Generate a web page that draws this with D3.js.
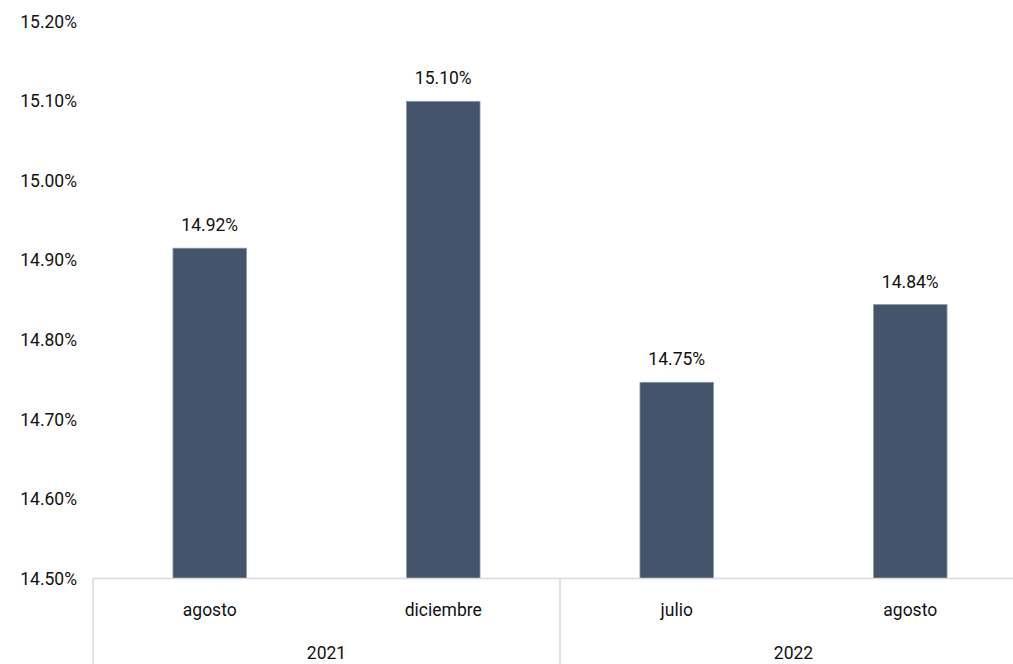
<!DOCTYPE html>
<html>
<head>
<meta charset="utf-8">
<script src="https://cdn.jsdelivr.net/npm/d3@7"></script>
<style>
  html, body { margin: 0; padding: 0; background: #ffffff; overflow: hidden; }
  svg { display: block; }
  text { font-family: Roboto, "Liberation Sans", sans-serif; fill: #111; }
</style>
</head>
<body>
<svg id="chart" width="1013" height="664"></svg>
<script>
const months = ["agosto", "diciembre", "julio", "agosto"];
const yearOfMonth = ["2021", "2021", "2022", "2022"];
const years = ["2021", "2022"];
const values = [14.9153, 15.10, 14.7467, 14.8444];
const valueLabels = ["14.92%", "15.10%", "14.75%", "14.84%"];
const yTicks = [14.5, 14.6, 14.7, 14.8, 14.9, 15.0, 15.1, 15.2];

const svg = d3.select("#chart");
const left = 93, right = 1027, axisY = 578.5, topY = 21.8;
const fontSize = 17.5;

const y = d3.scaleLinear().domain([14.5, 15.2]).range([axisY, topY]);
const x = d3.scaleBand().domain(d3.range(months.length)).range([left, right])
  .paddingInner(0.685).paddingOuter(0.3425);
const xStep = d3.scaleBand().domain(d3.range(months.length)).range([left, right]);

// y axis labels
const yAxis = d3.axisLeft(y).tickValues(yTicks).tickSize(0).tickPadding(0)
  .tickFormat(d => d.toFixed(2) + "%");
const gy = svg.append("g").attr("transform", "translate(77,0)").call(yAxis);
gy.select(".domain").remove();
gy.selectAll("text").attr("font-size", fontSize)
  .style("font-family", 'Roboto, "Liberation Sans", sans-serif')
  .attr("fill", "#111");

// bars
svg.append("g").selectAll("rect").data(values).join("rect")
  .attr("x", (d, i) => x(i))
  .attr("width", x.bandwidth())
  .attr("y", d => y(d))
  .attr("height", d => axisY - y(d))
  .attr("fill", "#44546a")
  .attr("stroke", "#8a97a8")
  .attr("stroke-width", 0.8);

// value labels
svg.append("g").selectAll("text").data(values).join("text")
  .attr("x", (d, i) => x(i) + x.bandwidth() / 2)
  .attr("y", d => y(d) - 23)
  .attr("text-anchor", "middle")
  .attr("dominant-baseline", "central")
  .attr("font-size", fontSize)
  .text((d, i) => valueLabels[i]);

// category axis lines
const lineColor = "#d9d9d9";
svg.append("line").attr("x1", left).attr("x2", 1013)
  .attr("y1", axisY).attr("y2", axisY)
  .attr("stroke", lineColor).attr("stroke-width", 1.5);

// group separators (start of each year group)
const groupStarts = years.map(yr => yearOfMonth.indexOf(yr));
svg.append("g").selectAll("line").data(groupStarts).join("line")
  .attr("x1", i => xStep(i)).attr("x2", i => xStep(i))
  .attr("y1", axisY).attr("y2", 664)
  .attr("stroke", lineColor).attr("stroke-width", 1.5);

// month labels
svg.append("g").selectAll("text").data(months).join("text")
  .attr("x", (d, i) => xStep(i) + xStep.bandwidth() / 2)
  .attr("y", 610)
  .attr("text-anchor", "middle")
  .attr("dominant-baseline", "central")
  .attr("font-size", fontSize)
  .text(d => d);

// year labels
svg.append("g").selectAll("text").data(years).join("text")
  .attr("x", yr => {
    const idx = yearOfMonth.map((v, i) => v === yr ? i : -1).filter(i => i >= 0);
    const a = xStep(idx[0]);
    const b = xStep(idx[idx.length - 1]) + xStep.bandwidth();
    return (a + b) / 2;
  })
  .attr("y", 653)
  .attr("text-anchor", "middle")
  .attr("dominant-baseline", "central")
  .attr("font-size", fontSize)
  .text(d => d);
</script>
</body>
</html>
------------------------------
### Stated task
Retype the whole listing exactly and leave the pictures out.

### Answer to the exercise
Generate a web page that draws this with D3.js.
<!DOCTYPE html>
<html>
<head>
<meta charset="utf-8">
<script src="https://cdn.jsdelivr.net/npm/d3@7"></script>
<style>
  html, body { margin: 0; padding: 0; background: #ffffff; overflow: hidden; }
  svg { display: block; }
  text { font-family: Roboto, "Liberation Sans", sans-serif; fill: #111; }
</style>
</head>
<body>
<svg id="chart" width="1013" height="664"></svg>
<script>
const months = ["agosto", "diciembre", "julio", "agosto"];
const yearOfMonth = ["2021", "2021", "2022", "2022"];
const years = ["2021", "2022"];
const values = [14.9153, 15.10, 14.7467, 14.8444];
const valueLabels = ["14.92%", "15.10%", "14.75%", "14.84%"];
const yTicks = [14.5, 14.6, 14.7, 14.8, 14.9, 15.0, 15.1, 15.2];

const svg = d3.select("#chart");
const left = 93, right = 1027, axisY = 578.5, topY = 21.8;
const fontSize = 17.5;

const y = d3.scaleLinear().domain([14.5, 15.2]).range([axisY, topY]);
const x = d3.scaleBand().domain(d3.range(months.length)).range([left, right])
  .paddingInner(0.685).paddingOuter(0.3425);
const xStep = d3.scaleBand().domain(d3.range(months.length)).range([left, right]);

// y axis labels
const yAxis = d3.axisLeft(y).tickValues(yTicks).tickSize(0).tickPadding(0)
  .tickFormat(d => d.toFixed(2) + "%");
const gy = svg.append("g").attr("transform", "translate(77,0)").call(yAxis);
gy.select(".domain").remove();
gy.selectAll("text").attr("font-size", fontSize)
  .style("font-family", 'Roboto, "Liberation Sans", sans-serif')
  .attr("fill", "#111");

// bars
svg.append("g").selectAll("rect").data(values).join("rect")
  .attr("x", (d, i) => x(i))
  .attr("width", x.bandwidth())
  .attr("y", d => y(d))
  .attr("height", d => axisY - y(d))
  .attr("fill", "#44546a")
  .attr("stroke", "#8a97a8")
  .attr("stroke-width", 0.8);

// value labels
svg.append("g").selectAll("text").data(values).join("text")
  .attr("x", (d, i) => x(i) + x.bandwidth() / 2)
  .attr("y", d => y(d) - 23)
  .attr("text-anchor", "middle")
  .attr("dominant-baseline", "central")
  .attr("font-size", fontSize)
  .text((d, i) => valueLabels[i]);

// category axis lines
const lineColor = "#d9d9d9";
svg.append("line").attr("x1", left).attr("x2", 1013)
  .attr("y1", axisY).attr("y2", axisY)
  .attr("stroke", lineColor).attr("stroke-width", 1.5);

// group separators (start of each year group)
const groupStarts = years.map(yr => yearOfMonth.indexOf(yr));
svg.append("g").selectAll("line").data(groupStarts).join("line")
  .attr("x1", i => xStep(i)).attr("x2", i => xStep(i))
  .attr("y1", axisY).attr("y2", 664)
  .attr("stroke", lineColor).attr("stroke-width", 1.5);

// month labels
svg.append("g").selectAll("text").data(months).join("text")
  .attr("x", (d, i) => xStep(i) + xStep.bandwidth() / 2)
  .attr("y", 610)
  .attr("text-anchor", "middle")
  .attr("dominant-baseline", "central")
  .attr("font-size", fontSize)
  .text(d => d);

// year labels
svg.append("g").selectAll("text").data(years).join("text")
  .attr("x", yr => {
    const idx = yearOfMonth.map((v, i) => v === yr ? i : -1).filter(i => i >= 0);
    const a = xStep(idx[0]);
    const b = xStep(idx[idx.length - 1]) + xStep.bandwidth();
    return (a + b) / 2;
  })
  .attr("y", 653)
  .attr("text-anchor", "middle")
  .attr("dominant-baseline", "central")
  .attr("font-size", fontSize)
  .text(d => d);
</script>
</body>
</html>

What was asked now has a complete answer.